I had wondered why Jesus chose to speak about teaching regarding the honoring of father and mother and not some other teaching. Later that morning, I got frustrated with my mother because I wanted her to be more decisive about whether we were going to coffee that morning. It was absolutely stupid of me- we go for coffee all the time, and I should have been patient with the other things she was doing that morning, but I chose instead to be selfish, arrogant, and frustrated. I reacted instead of having compassion and faith that we would have time to discuss what needed to be discussed just staying at home. I opened my mouth too wide and felt immense pain because it pulled on the stitches still in from my surgery. I felt it all day as a reminder of having learned my lesson. I need to be more mature than this. I need to deepen my faith that God will provide and that it is never fair to project perfection onto an imperfect human being. God meets us with compassion so that we may meet our brethren with the same compassion. I was quickly convicted, repented and was reconciled to my mother who forgave me for the pain I caused her.

All this got me thinking of what it means to be holy. To choose the better way. To go against feelings and lean on God's Truth. It is so easy to get sucked into a "whatever feels right" mentality, but that so often is contrary to what IS right. Often, when we are reactive, that results from an inability (or choice not) to trust God. He has so many promises for us that He fulfills daily.

This illustration came to mind. Think about two single people. They both lead lives committed to the Lord and hope to one day meet their spouse and be able to give all they are to that person, without baggage and without regret. One of the two, after waiting a long time and seeing others enter into relationships that are not holy-or not of the standard of their conviction, begins to wane on faith that there will ever be a complement to them. This person, instead of pursuing God during this time, allows their view to be broadened, eventually allowing the attention of another to grasp their time and attention. This causes confusion and eventually a blurring of boundaries- not far at all by the world's standards, but definitely not holding to the original conviction in the end. This eventually ends, but leaves some hurt and baggage that would not be there had they remained aware of the warnings. This person begins to believe that standards are possible, but that everyone has baggage, so this person needs to learn how to forgive and accept past sin instead of holding out for one who has continued to pursue holiness. The other single person remains steadfast. At once, these two meet, both seemingly "holy" by the world's standards, but the one's sin (lack of faith) magnified by the other's real, tested and true faith. The sinner has every right to be turned away by the holy person, just as God has every right to turn us away with our sin (or rather, pride and unfaithfulness).

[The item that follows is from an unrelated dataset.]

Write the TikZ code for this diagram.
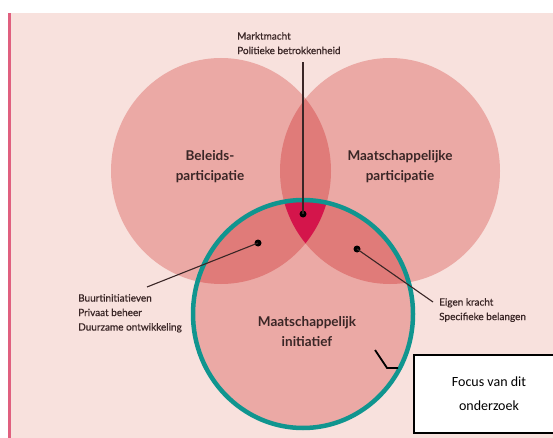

What does God do, however?

He loves us. He heals us. He sacrificed that which was most valuable for us. He shows us another way so we can live, follow, grow and be complete. He desires our holiness, but we can't know that based on man's standards. We know love, holiness because he desires that we know Him.

How grateful I am for a God such as this. May I forever be challenged by His love and the life He gives me so willingly, despite what is deserved!

Mark 7:6-13
6 He replied,
“Isaiah was right when he prophesied about you hypocrites; as it is written:

“‘These people honor me with their lips,
but their hearts are far from me.
7 They worship me in vain;
their teachings are merely human rules.’[b]

8 You have let go of the commands of God and are holding on to human traditions.”

9 And he continued, “You have a fine way of setting aside the commands of God in order to observe[c] your own traditions! 10 For Moses said, ‘Honor your father and mother,’[d] and, ‘Anyone who curses their father or mother is to be put to death.’[e] 11 But you say that if anyone declares that what might have been used to help their father or mother is Corban (that is, devoted to God)— 12 then you no longer let them do anything for their father or mother. 13 Thus you nullify the word of God by your tradition that you have handed down. And you do many things like that."